Cindy writes about her dissertation research:

The highlight of my dissertation project was the opportunity to travel to Germany and Croatia to conduct archival research and artist interviews. I was able to uncover so much information that would have been lost or remained hidden without this type of sustained study. The relationships I formed with archivists and artists were integral to the development of my project. They not only offered me invaluable insight into the works of the Effekt group but also gave me access to previously unpublished and undocumented artworks, photos, and texts. These research opportunities not only strengthened my dissertation project but showed me how to make original contributions in the field of art history.

Her advisor Dr. Bick writes,

Cindy’s dissertation makes a major historical and methodological intervention in the discourse on art of the Sixties and broader Cold War era. She is emerging as the leading authority on this work and its connections to Yugoslav avant-gardes and “non-aligned” politics of the period. Distinguished by her bilingual command of German, work with living artists, and sophisticated understanding of under-studied international modernisms and Cold War politics, she is the first to bridge the growing scholarship on non-aligned Eastern European modernism with existing studies on art of postwar Germany, both East and West.

During her studies as a doctoral student at FSU, Cindy received the Penelope Mason Travel Grant for Dissertation Research to conduct research at the Zagreb Contemporary Art Museum in Croatia, the Academy of Fine Arts in Munich, the University of Television and Film Munich, and the ZKM Gallery in Karlsruhe. She also collected oral histories from Dieter Hacker, Helge Sommerrock (the first ever provided by the artist on this period of her work), Karl Reinhartz, Klaus Staudt, Uta Zehringer (wife of the late Walter Zehringer), Walter Gaudnek, Bernhard Kohlenbach and Max Brym. Cindy has presented her research at several conferences including the Research Forum for German Visual Culture, the Hunar Conference, and the German Studies Association Conference. She also taught through the Art History International Programs Teaching Appointment at the FSU Florence Study Center in 2021.

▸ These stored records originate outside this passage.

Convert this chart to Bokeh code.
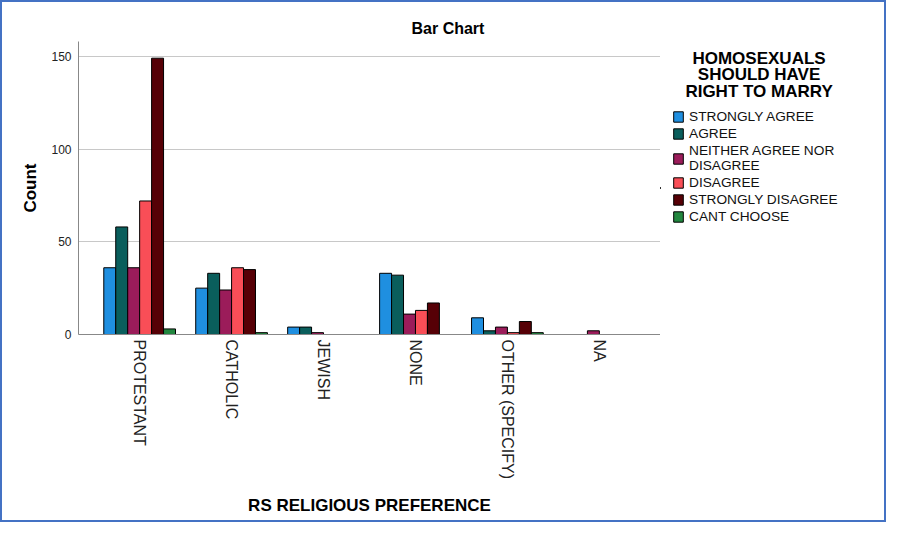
import math
from bokeh.plotting import figure
from bokeh.layouts import row
from bokeh.models import (ColumnDataSource, FactorRange, Range1d, Legend, LegendItem,
                          SingleIntervalTicker, Label)
from bokeh.transform import dodge
from bokeh.embed import file_html
from bokeh.resources import INLINE

categories = ["PROTESTANT", "CATHOLIC", "JEWISH", "NONE", "OTHER (SPECIFY)", "NA"]
responses = ["STRONGLY AGREE", "AGREE", "NEITHER AGREE NOR\nDISAGREE", "DISAGREE",
             "STRONGLY DISAGREE", "CANT CHOOSE"]
legend_title = "HOMOSEXUALS\nSHOULD HAVE\nRIGHT TO MARRY"
strongly_agree = [36, 25, 4, 33, 9, 0]
agree = [58, 33, 4, 32, 2, 0]
neither = [36, 24, 1, 11, 4, 2]
disagree = [72, 36, 0, 13, 1, 0]
strongly_disagree = [149, 35, 0, 17, 7, 0]
cant_choose = [3, 1, 0, 0, 1, 0]
colors = ["#1F8FE0", "#0A5E5C", "#9B1C5A", "#F94E57", "#560006", "#22873F"]

series = [strongly_agree, agree, neither, disagree, strongly_disagree, cant_choose]

FONT = "Liberation Sans"
TOP, BOTTOM = 39, 186

p = figure(width=658, height=518, x_range=FactorRange(factors=categories, range_padding=0.055),
           y_range=Range1d(0, 158), output_backend="svg", toolbar_location=None,
           min_border_left=76, min_border_top=TOP, min_border_bottom=BOTTOM, min_border_right=0)

p.title.text = "Bar Chart"
p.title.text_font = FONT
p.title.text_font_size = "16px"
p.title.text_font_style = "bold"
p.title.text_color = "black"
p.title.align = "left"
p.title.offset = 333

bw = 0.13
for i, (vals, col) in enumerate(zip(series, colors)):
    xs = [c for c, v in zip(categories, vals) if v > 0]
    ys = [v for v in vals if v > 0]
    src = ColumnDataSource(dict(cat=xs, val=ys))
    off = (i - 2.5) * bw
    p.vbar(x=dodge("cat", off, range=p.x_range), top="val", width=bw, source=src,
           fill_color=col, line_color="black", line_width=1)

# axes
p.xaxis.axis_label = "RS RELIGIOUS PREFERENCE"
p.yaxis.axis_label = "Count"
for ax in (p.xaxis[0], p.yaxis[0]):
    ax.axis_label_text_font = FONT
    ax.axis_label_text_font_size = "17px"
    ax.axis_label_text_font_style = "bold"
    ax.axis_label_text_color = "black"
    ax.major_label_text_font = FONT
    ax.axis_line_color = "#888888"
    ax.major_tick_line_color = None
    ax.minor_tick_line_color = None
    ax.major_tick_out = 0
    ax.major_tick_in = 0

p.xaxis.major_label_orientation = -math.pi / 2
p.xaxis.major_label_text_font_size = "16px"
p.xaxis.major_label_text_color = "#222222"
p.xaxis.major_label_standoff = 5
p.xaxis.axis_label_standoff = 14

p.yaxis.ticker = SingleIntervalTicker(interval=50)
p.yaxis.major_label_text_font_size = "12px"
p.yaxis.major_label_text_color = "#222222"
p.yaxis.major_label_standoff = 3
p.yaxis.axis_label_standoff = 8

p.xgrid.grid_line_color = None
p.ygrid.grid_line_color = "#C8C8C8"
p.ygrid.grid_line_width = 1
p.outline_line_color = None
p.background_fill_color = "white"
p.border_fill_color = "white"

# legend panel (its own small figure to the right of the chart)
pl = figure(width=224, height=518, x_range=Range1d(0, 1), y_range=Range1d(1, 2),
            output_backend="svg", toolbar_location=None,
            x_axis_location=None, y_axis_location=None,
            min_border_left=0, min_border_right=0, min_border_top=TOP, min_border_bottom=BOTTOM)
pl.xgrid.grid_line_color = None
pl.ygrid.grid_line_color = None
pl.outline_line_color = None
pl.border_fill_color = "white"

pl.add_layout(Label(x=0.44, y=1.976, text=legend_title, text_align="center",
                    text_baseline="top", text_font=FONT, text_font_size="17px",
                    text_font_style="bold", text_color="black", text_line_height=0.88))

# legend swatch renderers: placed outside the visible range, only their legend glyph shows
items = []
for col, name in zip(colors, responses):
    src = ColumnDataSource(dict(x=[-5], top=[1.5]))
    r = pl.vbar(x="x", top="top", bottom=1.5, width=0.1, source=src,
                fill_color=col, line_color="black")
    items.append(LegendItem(label=name, renderers=[r]))

legend = Legend(items=items, location=(12, 110))
legend.label_text_font = FONT
legend.label_text_font_size = "13.7px"
legend.label_text_color = "#111111"
legend.glyph_width = 12
legend.glyph_height = 13
legend.label_standoff = 5
legend.label_height = 13
legend.spacing = 2
legend.border_line_color = None
legend.background_fill_alpha = 0
legend.margin = 0
legend.padding = 4
pl.add_layout(legend, "center")

layout = row(p, pl, styles={"border": "2px solid #4472C4"})
layout.spacing = 0

open("out.html", "w").write(file_html(layout, INLINE))
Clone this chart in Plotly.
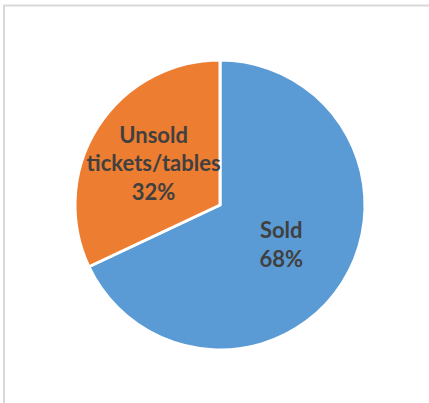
import plotly.graph_objects as go

labels = ["Sold", "Unsold<br>tickets/tables"]
values = [68, 32]
colors = ["#5B9BD5", "#ED7D31"]

W, H = 429, 403
cx, cy, r = 220, 205, 145

fig = go.Figure(go.Pie(
    labels=labels,
    values=values,
    sort=False,
    direction="clockwise",
    rotation=0,
    marker=dict(colors=colors, line=dict(color="white", width=3)),
    textinfo="label+percent",
    texttemplate="<b>%{label}<br>%{percent:.0%}</b>",
    textposition="inside",
    insidetextorientation="horizontal",
    insidetextfont=dict(family="Lato", size=22, color="#404040"),
    hoverinfo="skip",
    showlegend=False,
    domain=dict(x=[(cx - r) / W, (cx + r) / W],
                y=[(H - cy - r) / H, (H - cy + r) / H]),
))

fig.update_layout(
    width=W, height=H,
    margin=dict(l=0, r=0, t=0, b=0),
    paper_bgcolor="white",
    plot_bgcolor="white",
    uniformtext=dict(minsize=22, mode="show"),
    shapes=[
        dict(type="line", xref="paper", yref="paper",
             x0=3 / W, x1=1, y0=1 - 5.5 / H, y1=1 - 5.5 / H,
             line=dict(color="#D9D9D9", width=2)),
        dict(type="line", xref="paper", yref="paper",
             x0=4 / W, x1=4 / W, y0=0, y1=1 - 5 / H,
             line=dict(color="#D9D9D9", width=2)),
    ],
)

fig.write_html("out.html")
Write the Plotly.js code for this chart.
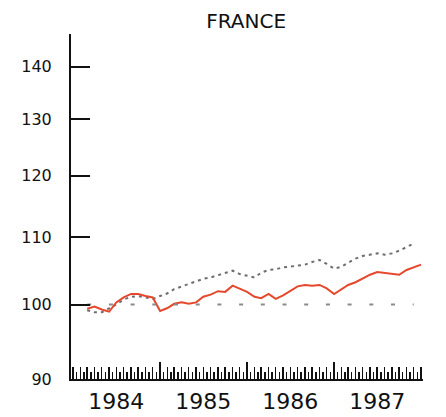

Evans also published the article “Frieder Nake and the Ethics of Cold War Computer Art” in the December 2023 issue of the journal Leonardo. In this essay she discusses the artist Frieder Nake, who in 1971 denounced the production of computer art, after having been a pioneer of the medium and participating in groundbreaking exhibitions across Western and Eastern Europe in the 1960s. She reexamines Nake’s position in context, from his initial understanding of generative art’s redemptive political role and his later view post-1968, following revolutions that demonstrated computers’ entanglement with the North Atlantic capitalist military-corporate research complex.

Dr. Evans joined the faculty at Southern Utah University in the fall of 2023 as Assistant Professor of Art History.